Related problems in fishing include the extent to which trawling damages the sea-bottom and changes the populations of sea creatures, and the growing confrontation between inshore fishers and recreational anglers, which many now predict will end in bans on professional fishing.


The ever increasing need for food due to population growth, has led to wider areas of the oceans being fished. Increasingly, fishing is taking place far out to sea, beyond the continental shelf in the waters of the continental slopes and ocean depths. Large fishing nations such as Japan, the USSR and the USA have fleets of trawlers that operate in these areas using the latest technology which further deplete ocean stocks.


These modern methods exploit the ocean resources by catching too much fish and by not being selective in what fish they catch before it is too late to throw them back. This will eventually deplete world?s fish supplies and if trawler companies do not start to limit catches.


The major issue concerned with the downfall of our oceans is that marine life is vital to the food chain which includes our survival in the future.
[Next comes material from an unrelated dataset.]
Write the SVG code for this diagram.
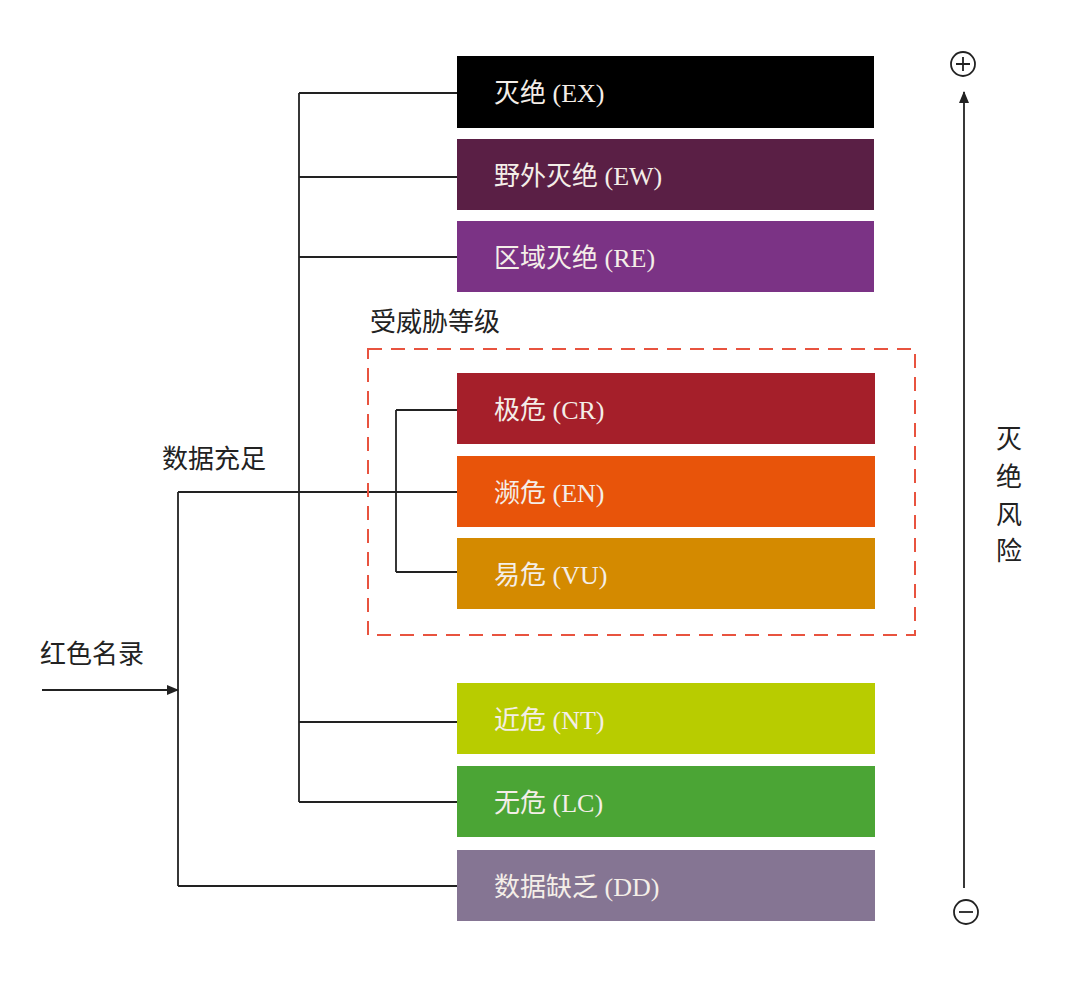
<svg xmlns="http://www.w3.org/2000/svg" width="1080" height="982" viewBox="0 0 1080 982">
<style>
.l{fill:#f4eee8;font-family:"Liberation Serif","Noto Sans CJK SC",serif;font-size:26px}
.t{fill:#222;font-family:"Liberation Serif","Noto Sans CJK SC",serif;font-size:26px}
.c{stroke:#222;stroke-width:1.8;fill:none}
</style>
<defs><marker id="a" markerWidth="12" markerHeight="10" refX="11" refY="5" orient="auto" markerUnits="userSpaceOnUse"><path d="M0,0L12,5L0,10z" fill="#222"/></marker></defs>
<rect width="1080" height="982" fill="#fff"/>
<g id="connectors" class="c">
<path d="M299,93V802M299,93H457M299,177H457M299,257H457M299,722H457M299,802H457"/>
<path d="M178,492V886M178,492H457M178,886H457"/>
<path d="M396,410V572M396,410H457M396,572H457"/>
<path d="M42,690H178" marker-end="url(#a)"/>
<path d="M964,888V92" marker-end="url(#a)"/>
<circle cx="963" cy="64" r="12"/><path d="M956,64H970M963,57V71"/>
<circle cx="966" cy="912" r="12"/><path d="M959,912H973"/>
</g>
<rect x="368" y="349" width="547" height="286" fill="none" stroke="#e8533f" stroke-width="2" stroke-dasharray="14,9"/>
<g id="EX"><rect x="457" y="56" width="417" height="72" fill="#000"/><text class="l" x="494" y="102">灭绝 (EX)</text></g>
<g id="EW"><rect x="457" y="139" width="417" height="71" fill="#5a1f45"/><text class="l" x="494" y="185">野外灭绝 (EW)</text></g>
<g id="RE"><rect x="457" y="221" width="417" height="71" fill="#7b3385"/><text class="l" x="494" y="267">区域灭绝 (RE)</text></g>
<g id="CR"><rect x="457" y="373" width="418" height="71" fill="#a51f2a"/><text class="l" x="494" y="419">极危 (CR)</text></g>
<g id="EN"><rect x="457" y="456" width="418" height="71" fill="#e8540a"/><text class="l" x="494" y="502">濒危 (EN)</text></g>
<g id="VU"><rect x="457" y="538" width="418" height="71" fill="#d48a00"/><text class="l" x="494" y="584">易危 (VU)</text></g>
<g id="NT"><rect x="457" y="683" width="418" height="71" fill="#b8cc00"/><text class="l" x="494" y="729">近危 (NT)</text></g>
<g id="LC"><rect x="457" y="766" width="418" height="71" fill="#4ba535"/><text class="l" x="494" y="812">无危 (LC)</text></g>
<g id="DD"><rect x="457" y="850" width="418" height="71" fill="#857593"/><text class="l" x="494" y="896">数据缺乏 (DD)</text></g>
<text class="t" x="370" y="331">受威胁等级</text>
<text class="t" x="162" y="468">数据充足</text>
<text class="t" x="40" y="663">红色名录</text>
<g class="t"><text x="996" y="448">灭</text><text x="996" y="486">绝</text><text x="996" y="524">风</text><text x="996" y="560">险</text></g>
</svg>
There are many other long term issues involved within environmental crisis. Some of these are air pollution, garbage, logging and erosion. Often governments overlook these problems when creating new policies because they seem to be more concerned with immediate economic considerations. Globally, there is an indifference towards environmental issues and a lack of concern for the well-being of the world environment today. These examples have illustrated that people put their own personal needs before the survival of the earth. The developed nations of the earth need to take a larger responsibility for the environment, as they have been educated to the ill effects of pollution and over-population and they have only themselves to blame for environmental destruction. As for the people in the nations of the South, population growth needs to be slowed possibly by educating women about contraception, economic incentives, people interested in careers, less infant mortality and increasing the cost of children.


Apathy and inaction can be reversed by concerted and effective Government policies


that encourage personal, social and economic benefits. Apathy must be resisted if our planet is to survive.